Roasting perfection: Tips for juicy duck every time
Roasting a duck for a family dinner is challenging, especially regarding fillets. They contain less fat, so there's a greater risk they may turn out dry. Without knowing certain culinary tricks, you should be prepared for the possibility that it might take another attempt to meet your guests' expectations. It’s better not to take risks and instead rely on the experience of chefs who know how to prepare a well-roasted duck breast.
The guidelines are slightly different when roasting the whole duck. Both the breasts and the whole carcass should be marinated. It's a good idea to score the meat so the marinade absorbs better. However, when preparing the whole duck, marinating the meat for about 12 hours is recommended. Breasts are ready for roasting after just a few hours.

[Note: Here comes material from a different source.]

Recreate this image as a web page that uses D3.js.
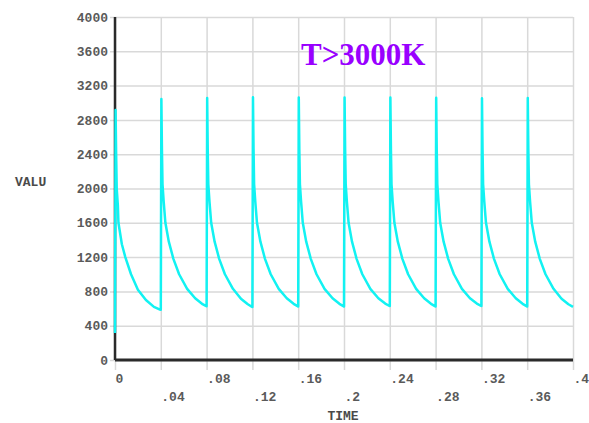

Rub the meat with olive oil and your favourite spices, such as marjoram or rosemary and sweet paprika. Into this mixture, add the juice squeezed from half a lemon and 1-2 tablespoons of honey – duck pairs perfectly with sweet additions.
The texture of the meat also benefits from the addition of red wine or a stronger alcohol, such as rum, brandy, or whisky. Score the duck skin and thoroughly rub the marinade into the meat.
The best temperature for roasting a whole duck
If you want to prepare a whole duck, place the marinated meat in a roasting pan, cover with a lid, and put it in an oven preheated to 180 degrees Celsius for 3.5 hours. You can also use a roasting bag or cover the dish with aluminium foil. About 30 minutes before the roasting ends, remove the lid or cut the foil to brown the skin. Personally, I do not recommend roasting in a bag due to the risk of plastic contaminating the meat.
At what temperature to roast duck fillets?
For breasts, a slightly higher temperature and shorter roasting time are suggested. To get tender and juicy meat, place it on a warm tray and roast under a cover for about 45 minutes at 200-230 degrees Celsius. After this time, remove the lid or foil, baste the breasts with the juices that have run out, and roast for another 15-20 minutes.
When is the duck meat ready?
You can check this in two ways – using a kitchen thermometer or by cutting the meat. The thermometer should read about 60-65 degrees Celsius. If using the second method, observe the juices flowing from the cut meat. If they are clear, it means the breasts are properly cooked.
Recipe for roasted duck breasts
Cranberry jam, roasted potatoes, and braised red cabbage pair perfectly with roasted duck fillets.
Ingredients:
- 4 duck breasts
- 2 tablespoons of olive oil
- 2 tablespoons of honey
- Juice from half a lemon
- 1 tablespoon of marjoram
- 1 tablespoon of ground sweet paprika
- 1 teaspoon of salt
- Half a teaspoon of pepper
Instructions:
- Score the skin of the fillets with a knife, which can be in a crisscross pattern.
- In a bowl, mix the marinade ingredients: olive oil, honey, lemon juice, and spices. Thoroughly rub the meat and refrigerate for about 3-4 hours.
- After this time, place an empty roasting pan in the oven and set the temperature to 200 degrees Celsius.
- Transfer the meat with the marinade to the heated roasting pan. Cover with a lid or aluminium foil. Roast for 45 minutes.
- After this time, remove the lid or foil, baste the meat with pan juices, and roast for another 15 minutes.